Quickest Concat

Quickest Concat

Given a target and a list of words (reusable), return the fewest words needed to concatenate into the target, or -1 if it's impossible.

quickestConcat(target, words)

Input format: target | words.

Examples

target="purple", words=[purp, p, ur, le, purpl]   // → 2   (purp+le)
target="abcdef", words=[ab, abc, cd, def, abcd]    // → 2   (abc+def)
target="xyz", words=[a]                            // → -1

Walkthrough

Turning "can it be built" into "how cheaply can it be built"

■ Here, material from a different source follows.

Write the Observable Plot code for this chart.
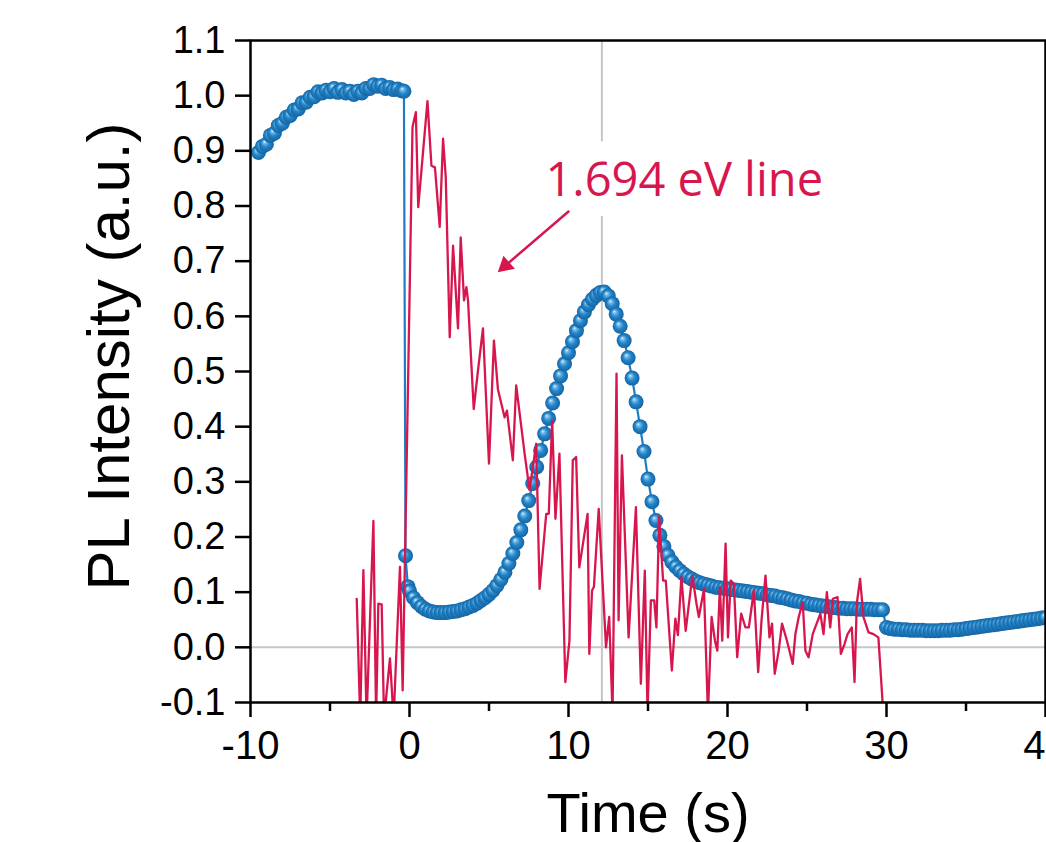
<!DOCTYPE html>
<html><head><meta charset="utf-8">
<script src="https://cdn.jsdelivr.net/npm/d3@7"></script>
<script src="https://cdn.jsdelivr.net/npm/@observablehq/plot@0.6"></script>
<style>html,body{margin:0;padding:0;background:#fff;overflow:hidden}</style>
</head><body><div id="chart"></div>
<script>
// ---- data ----
const blueTime = [
 -9.5,-9.25,-9,-8.75,-8.5,-8.25,-8,-7.75,-7.5,-7.25,-7,-6.75,-6.5,-6.25,-6,-5.75,-5.5,-5.25,-5,-4.75,
 -4.5,-4.25,-4,-3.75,-3.5,-3.25,-3,-2.75,-2.5,-2.25,-2,-1.75,-1.5,-1.25,-1,-0.75,-0.5,-0.35,
 -0.25,-0.1,0,0.25,0.5,0.75,1,1.25,1.5,1.75,2,2.25,2.5,2.75,3,3.25,3.5,3.75,4,4.25,4.5,4.75,
 5,5.25,5.5,5.75,6,6.25,6.5,6.75,7,7.25,7.5,7.75,8,8.25,8.5,8.75,9,9.25,9.5,9.75,
 10,10.25,10.5,10.75,11,11.25,11.5,11.75,12,12.25,12.5,12.75,13,13.25,13.5,13.75,14,14.25,14.5,14.75,
 15,15.25,15.5,15.75,16,16.25,16.5,16.75,17,17.25,17.5,17.75,18,18.25,18.5,18.75,19,19.25,19.5,19.75,
 20,20.25,20.5,20.75,21,21.25,21.5,21.75,22,22.25,22.5,22.75,23,23.25,23.5,23.75,24,24.25,24.5,24.75,
 25,25.25,25.5,25.75,26,26.25,26.5,26.75,27,27.25,27.5,27.75,28,28.25,28.5,28.75,29,29.25,29.5,29.75,
 30,30.25,30.5,30.75,31,31.25,31.5,31.75,32,32.25,32.5,32.75,33,33.25,33.5,33.75,34,34.25,34.5,34.75,
 35,35.25,35.5,35.75,36,36.25,36.5,36.75,37,37.25,37.5,37.75,38,38.25,38.5,38.75,39,39.25,39.5,39.75,40
];
const blueValue = [
 0.897,0.908,0.912,0.928,0.932,0.946,0.95,0.961,0.964,0.974,0.976,0.987,0.988,0.997,0.998,1.007,1.005,1.01,1.007,1.013,
 1.006,1.011,1.005,1.008,1.002,1.008,1.005,1.013,1.013,1.02,1.017,1.019,1.013,1.015,1.011,1.012,1.009,1.008,
 0.166,0.11,0.102,0.09,0.081,0.074,0.069,0.066,0.064,0.063,0.063,0.063,0.064,0.065,0.066,0.068,0.07,0.073,0.076,0.08,0.085,0.09,
 0.096,0.103,0.112,0.123,0.136,0.152,0.17,0.19,0.213,0.238,0.266,0.297,0.327,0.357,0.387,0.415,0.443,0.469,0.492,0.514,
 0.534,0.554,0.574,0.592,0.608,0.621,0.631,0.638,0.643,0.644,0.637,0.623,0.604,0.582,0.556,0.525,0.488,0.445,0.4,0.355,
 0.305,0.264,0.23,0.203,0.183,0.167,0.155,0.146,0.139,0.133,0.128,0.124,0.12,0.117,0.115,0.113,0.111,0.109,0.108,0.107,
 0.106,0.105,0.104,0.103,0.102,0.101,0.1,0.099,0.098,0.097,0.095,0.094,0.093,0.091,0.09,0.088,0.086,0.084,0.083,0.081,
 0.08,0.078,0.077,0.076,0.075,0.074,0.073,0.072,0.071,0.071,0.07,0.07,0.07,0.069,0.069,0.069,0.069,0.068,0.068,0.068,
 0.036,0.034,0.033,0.033,0.032,0.032,0.031,0.031,0.031,0.031,0.03,0.03,0.03,0.03,0.031,0.031,0.031,0.032,0.032,0.033,
 0.034,0.035,0.036,0.037,0.038,0.039,0.04,0.041,0.042,0.043,0.044,0.045,0.046,0.047,0.048,0.049,0.05,0.051,0.052,0.053,0.054
];
const redTime = [
 -3.32,-3.1,-2.9,-2.7,-2.27,-2.1,-1.96,-1.75,-1.6,-1.23,-1.0,-0.6,-0.43,0.19,0.4,0.55,1.13,1.38,1.6,1.9,
 2.11,2.28,2.53,2.74,3.05,3.22,3.43,3.58,3.68,4.04,4.3,4.62,5.0,5.31,5.56,5.98,6.13,6.5,6.71,7.24,
 7.55,7.97,8.18,8.6,8.76,8.97,9.18,9.43,9.8,10.06,10.27,10.48,10.68,11.2,11.31,11.48,11.6,11.9,12.36,12.56,
 12.77,13.02,13.15,13.36,13.78,14.24,14.55,14.8,14.97,15.18,15.39,15.53,15.7,15.95,16.12,16.5,16.72,16.88,17.1,17.37,
 17.79,18.05,18.2,18.52,18.77,19.0,19.21,19.36,19.52,19.67,19.88,20.03,20.2,20.4,20.61,20.86,21.13,21.34,21.66,21.93,
 22.14,22.39,22.64,22.8,22.97,23.22,23.43,23.74,24.1,24.27,24.48,24.73,24.9,25.1,25.36,25.84,26.04,26.25,26.46,26.63,
 26.92,27.13,27.36,27.55,27.82,27.99,28.13,28.34,28.55,28.87,29.18,29.49,29.8
];
const redValue = [
 0.088,-0.13,0.14,-0.13,0.229,-0.13,0.079,0.078,-0.13,-0.02,-0.13,0.146,-0.078,0.943,0.97,0.798,0.99,0.873,0.87,0.762,
 0.922,0.852,0.562,0.728,0.578,0.743,0.629,0.653,0.629,0.432,0.5,0.578,0.333,0.556,0.468,0.417,0.429,0.339,0.475,0.351,
 0.285,0.369,0.106,0.242,0.242,0.411,0.233,0.351,-0.063,0.012,0.339,0.345,0.145,0.242,-0.012,0.103,0.11,0.251,0.0,0.055,
 -0.12,0.496,0.049,0.348,0.018,0.254,-0.066,0.139,-0.12,0.085,0.085,0.036,0.236,0.121,0.121,-0.042,0.052,0.022,0.127,0.03,
 0.13,0.079,0.055,0.106,-0.12,0.055,0.012,-0.006,0.109,0.012,0.188,0.018,0.121,0.115,-0.018,0.061,0.036,0.036,0.103,-0.045,
 0.049,0.13,0.018,0.043,-0.048,-0.006,0.043,0.012,-0.03,0.024,0.055,0.082,-0.006,-0.018,0.024,0.061,0.024,0.1,0.036,0.088,
 0.091,-0.012,0.006,0.024,0.036,-0.063,0.079,0.124,0.055,0.027,0.024,0.018,-0.12
];
const yTicks = [-0.1,0,0.1,0.2,0.3,0.4,0.5,0.6,0.7,0.8,0.9,1.0,1.1];
const xTicks = [-10,0,10,20,30,40];
const xMinorTicks = [-5,5,15,25,35];
const peakTime = [12.1];
const zeroLevel = [0];
const annotationLabel = ["1.694 eV line"];
const annotationPos = {x: 8.55, y: 0.819};
const arrowTail = {x: 10.0, y: 0.79};
const arrowHead = {x: 6.03, y: 0.692};
const xLabel = ["Time (s)"];
const yLabel = ["PL Intensity (a.u.)"];

const blue = blueTime.map((t, i) => ({t, v: blueValue[i]}));
const red = redTime.map((t, i) => ({t, v: redValue[i]}));
const RED = "#d8164e";
const BLUE = "#1e7dc2";
const GRID = "#c6c6c6";

const chart = Plot.plot({
  width: 1046,
  height: 842,
  marginLeft: 250,
  marginRight: 1,
  marginTop: 40,
  marginBottom: 140,
  style: {fontFamily: "'Liberation Sans', Arial, sans-serif", background: "white", color: "black"},
  x: {domain: [-10, 40]},
  y: {domain: [-0.1, 1.1]},
  marks: [
    Plot.ruleY(zeroLevel, {y: d => d, stroke: GRID, strokeWidth: 2}),
    Plot.ruleX(peakTime, {x: d => d, stroke: GRID, strokeWidth: 2}),
    Plot.line(blue, {x: "t", y: "v", stroke: BLUE, strokeWidth: 2.2, clip: true}),
    Plot.dot(blue, {x: "t", y: "v", r: 7.5, fill: "url(#ball)", clip: true}),
    Plot.line(red, {x: "t", y: "v", stroke: RED, strokeWidth: 2.3, clip: true}),
    Plot.text(annotationLabel, {x: () => annotationPos.x, y: () => annotationPos.y, text: d => d,
      textAnchor: "start", lineAnchor: "bottom", fontSize: 47, fontFamily: "'Open Sans', 'Noto Sans', sans-serif",
      fill: RED, stroke: "white", strokeWidth: 40, strokeLinejoin: "round"}),
    Plot.arrow([0], {x1: () => arrowTail.x, y1: () => arrowTail.y, x2: () => arrowHead.x, y2: () => arrowHead.y,
      stroke: RED, strokeWidth: 2.5, headLength: 0}),
    Plot.dot([0], {x: () => arrowHead.x, y: () => arrowHead.y, symbol: "triangle", r: 6.5, rotate: 229, fill: RED}),
    Plot.axisY({ticks: yTicks, tickFormat: d => d.toFixed(1), tickSize: 15, tickPadding: 10, fontSize: 38, strokeWidth: 2.5, label: null}),
    Plot.axisX({ticks: xTicks, tickFormat: d => String(d), tickSize: 15, tickPadding: 13, fontSize: 40, strokeWidth: 2.5, label: null}),
    Plot.axisX({ticks: xMinorTicks, tickFormat: () => "", tickSize: 9, strokeWidth: 2.5, label: null}),
    Plot.frame({stroke: "black", strokeWidth: 2.5}),
    Plot.text(yLabel, {frameAnchor: "left", text: d => d, rotate: -90, textAnchor: "middle", lineAnchor: "bottom",
      dx: -122, dy: -15, fontSize: 60}),
    Plot.text(xLabel, {frameAnchor: "bottom", text: d => d, lineAnchor: "bottom", dy: 129, fontSize: 56})
  ]
});

const defs = document.createElementNS("http://www.w3.org/2000/svg", "defs");
defs.innerHTML = `<radialGradient id="ball" cx="0.5" cy="0.5" r="0.5" fx="0.36" fy="0.32">
  <stop offset="0" stop-color="#e2f3ff"/>
  <stop offset="0.22" stop-color="#72b9e8"/>
  <stop offset="0.55" stop-color="#2385c9"/>
  <stop offset="1" stop-color="#1464a3"/>
</radialGradient>`;
chart.insertBefore(defs, chart.firstChild);
document.getElementById("chart").appendChild(chart);
</script>
</body></html>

Builds on the buildability check, but now wants the minimum words used. The first word must prefix the remaining target; after removing it, build the rest with as few additional words as possible. So the minimum for a suffix is 1 plus the smallest "minimum for the leftover" over every prefixing word.

Base case

An empty suffix needs 0 more words.

Why naive recursion is costly, and the subproblem

Different earlier word choices can leave the same remaining suffix reachable through multiple paths. The naive version recomputes the minimum for that suffix every time, even though — just like buildability — the answer depends only on the suffix itself.

Memoizing

Cache from suffix to minimum word count (or "impossible"). Check before recursing; otherwise, for every prefixing word, recurse on the leftover, take the smallest result across all choices, add 1, cache, return. If nothing matches, the suffix is impossible — propagating to -1 for the original target if unbuildable.

Complexity payoff

At most n+1 distinct suffixes, each resolved once against every word — roughly O(n²·m) instead of exponential. Once a "can this be done" recursion and a "cheapest way to do this" recursion share the same subproblem structure, memoize both the same way — tracking a number instead of a boolean.